320,000 IDPs in Northeast require mental care, says WHO
The World Health Organisation (WHO) has said that 320,000 internally Displaced Persons (IDPs) in the Northeast; may require mental healthcare. The health disorders, were caused by the nine-year Boko Haram insurgency in Borno, Adamawa and Yobe states.
It warned that; the rate of common “mental health disorders” may double to trigger psychological problems among 1.6 million returning IDPs in camps and communities.
The Global health agency gave the warnings in its 2018 mid-year Report released at weekend in Yola, during a workshop on capacity strengthening on health reporting during emergencies.
“In emergency settings as the case in the north-east Nigeria, the rate of common mental disorders can double due to gender based violence, abduction and gross atrocities,” said the report. The report disclosed that the gender based violence; abductions and gross atrocities could trigger psychological problems among IDPs in camps and communities of Borno, Adamawa and Yobe states.
“Despite this huge demand for mental healthcare, the Federal Neuro-Psychiatric Hospital in Maiduguri, Borno state capital is the only specialized mental healthcare centre in insurgency affected the region,” noted he report.
According to the report, Hauwa Mohammed Adamu, a third year medical student of University witnessed her father slaughtered by unknown person in 2013, in Bama; and started indulging in substance abuse.
WHO through its mental health gap programme of action provided 9,000 beneficiaries with mental health services at 40 health facilities in Borno state.
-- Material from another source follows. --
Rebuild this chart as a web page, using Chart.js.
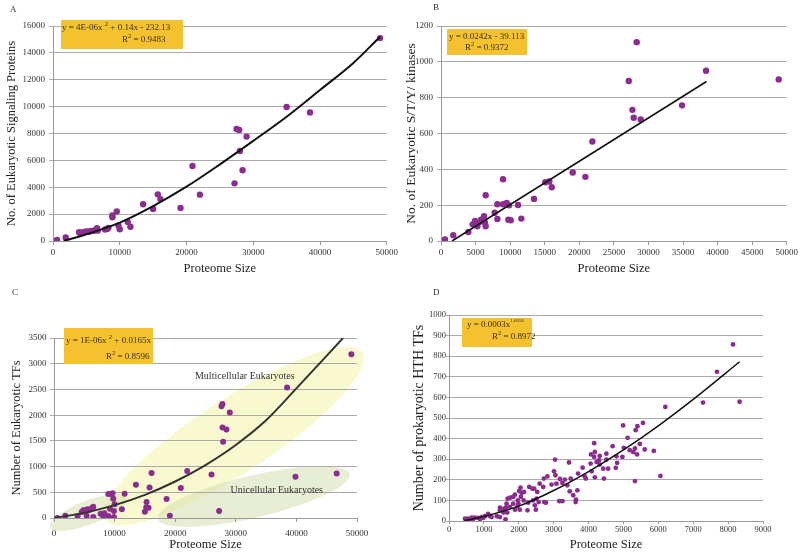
<!DOCTYPE html>
<html>
<head>
<meta charset="utf-8">
<script src="https://cdn.jsdelivr.net/npm/chart.js@4.4.1/dist/chart.umd.min.js"></script>
<style>
  body { margin: 0; background: #fff; width: 800px; height: 552px; position: relative; overflow: hidden; }
  canvas { position: absolute; }
</style>
</head>
<body>
<canvas id="chartA" style="left:0;top:0" width="400" height="276"></canvas>
<canvas id="chartB" style="left:400px;top:0" width="400" height="276"></canvas>
<canvas id="chartC" style="left:0;top:276px" width="400" height="276"></canvas>
<canvas id="chartD" style="left:400px;top:276px" width="400" height="276"></canvas>
<script>
'use strict';

const SERIF = '"Liberation Serif", "Times New Roman", serif';
const PURPLE = '#8b2d8f';

// A - signaling proteins
const sizeA = [600, 1900, 3900, 4100, 4400, 4800, 5100, 5400, 5700, 6100, 6400, 6600, 6700, 7800, 8100, 8300,
  8900, 8900, 9550, 9800, 10000, 11200, 11600, 13500, 15000, 15700, 16100, 19100, 20900, 22000,
  27200, 27500, 27900, 28000, 28400, 29000, 35000, 38500, 49000];
const signalA = [80, 260, 650, 580, 640, 690, 720, 680, 740, 760, 800, 950, 780, 860, 900, 980,
  1900, 1760, 2200, 1150, 880, 1420, 1060, 2730, 2380, 3470, 3120, 2460, 5580, 3450,
  4290, 8330, 8260, 6700, 5260, 7770, 9970, 9570, 15100];
const trendXA = [1600, 5000, 10000, 15000, 20000, 25000, 30000, 35000, 40000, 45000, 49000];
const trendYA = [0, 500, 1370, 2600, 4040, 5700, 7450, 9250, 11240, 13250, 15200];

// B - S/T/Y kinases
const sizeB = [580, 1780, 3950, 4580, 4920, 5160, 5260, 5540, 5790, 6220, 6360, 6460, 6460, 7760, 8150, 8150,
  8970, 8970, 9500, 9840, 9740, 10080, 11140, 11620, 13450, 15090, 15670, 16010, 19050, 20880, 21890,
  27150, 27680, 27870, 28300, 28880, 34860, 38330, 48840];
const kinaseB = [9, 32, 50, 93, 112, 93, 82, 106, 119, 138, 102, 82, 255, 158, 205, 123,
  345, 205, 212, 199, 119, 116, 201, 125, 235, 328, 332, 300, 382, 358, 555,
  893, 732, 688, 1110, 678, 757, 950, 902];
const trendXB = [1600, 38400];
const trendYB = [0, 890];

// C - eukaryotic TFs
const sizeC = [550, 1870, 3900, 4560, 4840, 5220, 5550, 5820, 6100, 6370, 6480, 5380, 6480, 7690, 8130, 8300,
  8130, 8960, 8960, 9400, 9670, 9230, 9780, 10000, 9890, 9890, 11210, 11650, 13520, 15000, 15220,
  15270, 15600, 15770, 16100, 18570, 19120, 20930, 21980, 25990, 27250, 27640, 27800, 29010, 27800,
  28460, 27910, 38460, 39840, 46650, 49070];
const tfC = [0, 45, 39, 116, 149, 155, 168, 155, 175, 200, 220, 45, 19, 84, 65, 90,
  39, 39, 466, 466, 479, 181, 375, 265, 136, 19, 168, 472, 647, 123, 207,
  310, 200, 595, 873, 369, 45, 582, 912, 848, 136, 2174, 2219, 2051, 1760,
  1721, 1481, 2536, 802, 867, 3183];
const trendXC = [0, 5000, 10000, 15000, 20000, 25000, 30000, 35000, 40000, 47700];
const trendYC = [0, 100, 250, 450, 710, 1030, 1420, 1900, 2520, 3500];

// D - prokaryotic HTH TFs
const sizeD = [8140, 7680, 7280, 8330, 6200, 6060, 4990, 5120, 5400, 5350, 5560, 5470, 5010, 5330, 5280, 5390,
  5610, 5870, 5330, 5180, 4160, 4180, 4070, 4160, 4230, 4300, 4320, 4420, 4440, 4180, 4060, 4090,
  4510, 4510, 4560, 4690, 4800, 4820, 4780, 4320, 4970, 3040, 3010, 3050, 3180, 3250, 3320, 3160,
  3250, 3440, 3490, 3460, 3560, 3640, 3630, 3390, 3700, 3830, 3890, 3920, 3680, 3080, 2940, 2720,
  2700, 2820, 2600, 2530, 2440, 2390, 2300, 2570, 2510, 2780, 2730, 2410, 2460, 2490, 2270, 2250,
  2080, 2050, 2010, 2060, 2150, 2140, 1970, 1990, 1960, 2030, 1890, 1840, 1750, 1680, 1840, 1750,
  1890, 1650, 1630, 1580, 1460, 1460, 1560, 1670, 1620, 1370, 1460, 1220, 1130, 1030, 940, 840,
  740, 650, 550, 460, 510, 700, 980, 1170, 890, 600, 1120];
const hthD = [857, 724, 575, 579, 554, 219, 464, 404, 460, 441, 476, 374, 355, 352, 335, 323,
  347, 340, 194, 344, 378, 335, 323, 311, 287, 295, 274, 254, 206, 212, 279, 241,
  327, 298, 254, 363, 314, 282, 258, 316, 311, 298, 241, 222, 204, 185, 201, 96,
  96, 284, 206, 144, 125, 104, 92, 173, 230, 259, 217, 206, 149, 181, 177, 206,
  165, 217, 181, 141, 157, 157, 165, 92, 109, 89, 92, 100, 76, 55, 89, 52,
  136, 162, 146, 117, 141, 100, 100, 84, 71, 55, 128, 117, 113, 109, 84, 68,
  55, 84, 65, 60, 65, 52, 41, 41, 8, 23, 19, 19, 31, 23, 19, 15,
  16, 16, 11, 11, 6, 11, 15, 24, 10, 6, 35];
const trendXD = [450, 1000, 2000, 3000, 4000, 5000, 6000, 7000, 8330];
const trendYD = [3, 22, 72, 148, 240, 345, 462, 590, 773];

function pairs(xs, ys) {
  return xs.map((x, i) => ({ x: x, y: ys[i] }));
}

// segments: [text, isSuperscript]
function drawSegments(ctx, segs, x, y, size, supSize) {
  ctx.textBaseline = 'middle';
  ctx.textAlign = 'left';
  segs.forEach(s => {
    if (s[1]) {
      ctx.font = supSize + 'px ' + SERIF;
      ctx.fillText(s[0], x, y - size * 0.45);
    } else {
      ctx.font = size + 'px ' + SERIF;
      ctx.fillText(s[0], x, y);
    }
    x += ctx.measureText(s[0]).width;
  });
}

function makeNotes(cfg) {
  return {
    id: 'notes',
    beforeDraw(chart) {
      const ctx = chart.ctx, xs = chart.scales.x, ys = chart.scales.y;
      (cfg.ellipses || []).forEach(e => {
        const x1 = xs.getPixelForValue(e.from[0]), y1 = ys.getPixelForValue(e.from[1]);
        const x2 = xs.getPixelForValue(e.to[0]), y2 = ys.getPixelForValue(e.to[1]);
        ctx.save();
        ctx.fillStyle = e.color;
        ctx.beginPath();
        ctx.ellipse((x1 + x2) / 2, (y1 + y2) / 2, Math.hypot(x2 - x1, y2 - y1) / 2, e.minor,
          Math.atan2(y2 - y1, x2 - x1), 0, Math.PI * 2);
        ctx.fill();
        ctx.restore();
      });
    },
    afterDraw(chart) {
      const ctx = chart.ctx, xs = chart.scales.x, ys = chart.scales.y;
      ctx.save();
      // panel letter
      ctx.fillStyle = '#333';
      ctx.font = '9px ' + SERIF;
      ctx.textBaseline = 'middle';
      ctx.fillText(cfg.letter[0], cfg.letter[1], cfg.letter[2]);
      // equation box
      const b = cfg.box;
      ctx.fillStyle = '#f5c22f';
      ctx.fillRect(b[0], b[1], b[2], b[3]);
      ctx.fillStyle = '#3a2e18';
      cfg.eq.forEach(line => drawSegments(ctx, line.segs, line.x, line.y, 9, line.sup || 6.5));
      // text labels in data units
      (cfg.labels || []).forEach(l => {
        ctx.font = '10px ' + SERIF;
        ctx.fillStyle = '#333';
        ctx.textAlign = 'center';
        ctx.fillText(l.text, xs.getPixelForValue(l.at[0]), ys.getPixelForValue(l.at[1]));
      });
      ctx.restore();
    }
  };
}

function panel(id, cfg) {
  return new Chart(document.getElementById(id), {
    type: 'scatter',
    data: {
      datasets: [
        {
          type: 'line',
          data: pairs(cfg.tx, cfg.ty),
          borderColor: cfg.lineColor,
          borderWidth: cfg.lineWidth,
          pointRadius: 0,
          fill: false,
          cubicInterpolationMode: 'monotone',
          order: 0
        },
        {
          data: pairs(cfg.px, cfg.py),
          pointRadius: cfg.r,
          backgroundColor: PURPLE,
          borderWidth: 0,
          order: 1
        }
      ]
    },
    options: {
      responsive: false,
      animation: false,
      events: [],
      layout: { autoPadding: false, padding: { top: cfg.top, right: cfg.right, left: 0, bottom: 0 } },
      plugins: { legend: { display: false }, tooltip: { enabled: false } },
      scales: {
        x: {
          type: 'linear', min: 0, max: cfg.xMax,
          ticks: {
            stepSize: cfg.xStep, autoSkip: false, maxRotation: 0, padding: cfg.xPad,
            font: { family: SERIF, size: cfg.tickSize }, color: '#333',
            callback: v => String(v)
          },
          grid: { drawOnChartArea: false, tickLength: cfg.tl, color: '#999' },
          border: { color: '#999' },
          title: {
            display: true, text: 'Proteome Size', color: '#222',
            font: { family: SERIF, size: 12.5 }, padding: { top: 0, bottom: -0.5 }
          },
          afterFit: s => { s.height = cfg.xH; }
        },
        y: {
          type: 'linear', min: 0, max: cfg.yMax,
          ticks: {
            stepSize: cfg.yStep, padding: cfg.yPad,
            font: { family: SERIF, size: cfg.tickSize }, color: '#333',
            callback: v => String(v)
          },
          grid: { color: '#aaa', tickLength: cfg.tl, drawTicks: true },
          border: { color: '#999' },
          title: {
            display: true, text: cfg.yTitle, color: '#222',
            font: { family: SERIF, size: cfg.yTitleSize }, padding: { top: cfg.yTitlePad, bottom: 0 }
          },
          afterFit: s => { s.width = cfg.yW; }
        }
      }
    },
    plugins: [makeNotes(cfg)]
  });
}

panel('chartA', {
  px: sizeA, py: signalA, tx: trendXA, ty: trendYA, r: 3.2, lineColor: '#111', lineWidth: 2,
  xMax: 50000, xStep: 10000, yMax: 16000, yStep: 2000,
  top: 26, right: 10, xH: 35, yW: 53, tl: 4, xPad: 2, yPad: 4, tickSize: 9,
  yTitle: 'No. of Eukaryotic Signaling Proteins', yTitleSize: 12.5, yTitlePad: 4.5,
  letter: ['A', 10, 10],
  box: [61, 20, 122, 29],
  eq: [
    { x: 62, y: 28, segs: [['y = 4E-06x '], ['2', 1], [' + 0.14x - 232.13']] },
    { x: 122, y: 40, segs: [['R'], ['2', 1], [' = 0.9483']] }
  ]
});

panel('chartB', {
  px: sizeB, py: kinaseB, tx: trendXB, ty: trendYB, r: 3.2, lineColor: '#111', lineWidth: 1.6,
  xMax: 50000, xStep: 5000, yMax: 1200, yStep: 200,
  top: 26, right: 13, xH: 35, yW: 41, tl: 4, xPad: 2, yPad: 4, tickSize: 9,
  yTitle: 'No. of Eukaryotic S/T/Y/ kinases', yTitleSize: 13.5, yTitlePad: 3,
  letter: ['B', 33, 8],
  box: [47, 29, 80, 26],
  eq: [
    { x: 49, y: 37, segs: [['y = 0.0242x - 39.113']] },
    { x: 65, y: 48, segs: [['R'], ['2', 1], [' = 0.9372']] }
  ]
});

panel('chartC', {
  px: sizeC, py: tfC, tx: trendXC, ty: trendYC, r: 3, lineColor: '#333', lineWidth: 2,
  xMax: 50000, xStep: 10000, yMax: 3500, yStep: 500,
  top: 62, right: 43, xH: 34, yW: 54, tl: 4, xPad: 6, yPad: 3.5, tickSize: 9,
  yTitle: 'Number of Eukaryotic TFs', yTitleSize: 12.5, yTitlePad: 9.5,
  letter: ['C', 12, 17],
  box: [64, 52, 89, 36],
  eq: [
    { x: 66, y: 65, segs: [['y = 1E-06x '], ['2', 1], [' + 0.0165x']] },
    { x: 106, y: 81, segs: [['R'], ['2', 1], [' = 0.8596']] }
  ],
  ellipses: [
    { from: [8400, -40], to: [50900, 3220], minor: 37, color: 'rgba(244,244,160,0.5)' },
    { from: [-660, -175], to: [12035, 388], minor: 12, color: 'rgba(205,218,160,0.45)' },
    { from: [17145, -19], to: [48800, 854], minor: 21, color: 'rgba(205,218,160,0.45)' }
  ],
  labels: [
    { text: 'Multicellular Eukaryotes', at: [31490, 2757] },
    { text: 'Unicellular Eukaryotes', at: [36760, 544] }
  ]
});

panel('chartD', {
  px: sizeD, py: hthD, tx: trendXD, ty: trendYD, r: 2.4, lineColor: '#111', lineWidth: 1.5,
  xMax: 9000, xStep: 1000, yMax: 1000, yStep: 100,
  top: 39, right: 37, xH: 31, yW: 49, tl: 3, xPad: 0.5, yPad: 0, tickSize: 8.5,
  yTitle: 'Number of prokaryotic HTH TFs', yTitleSize: 14, yTitlePad: 11,
  letter: ['D', 33, 17],
  box: [62, 42, 70, 29],
  eq: [
    { x: 67, y: 49, segs: [['y = 0.0003x'], ['1.6056', 1]], sup: 5 },
    { x: 92, y: 61, segs: [['R'], ['2', 1], [' = 0.8972']] }
  ]
});
</script>
</body>
</html>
It also trained 70 non mental health primary healthcare workers on mental health gap action programme to increase access to services.
The services to the people, according to the report, include mental health challenges, neurological and substance abuse disorders.The report added: “WHO also developed 2018-2021 Borno State Mental Health Strategic Framework to be incorporated into state’s Strategic Heath Development Plan-II.”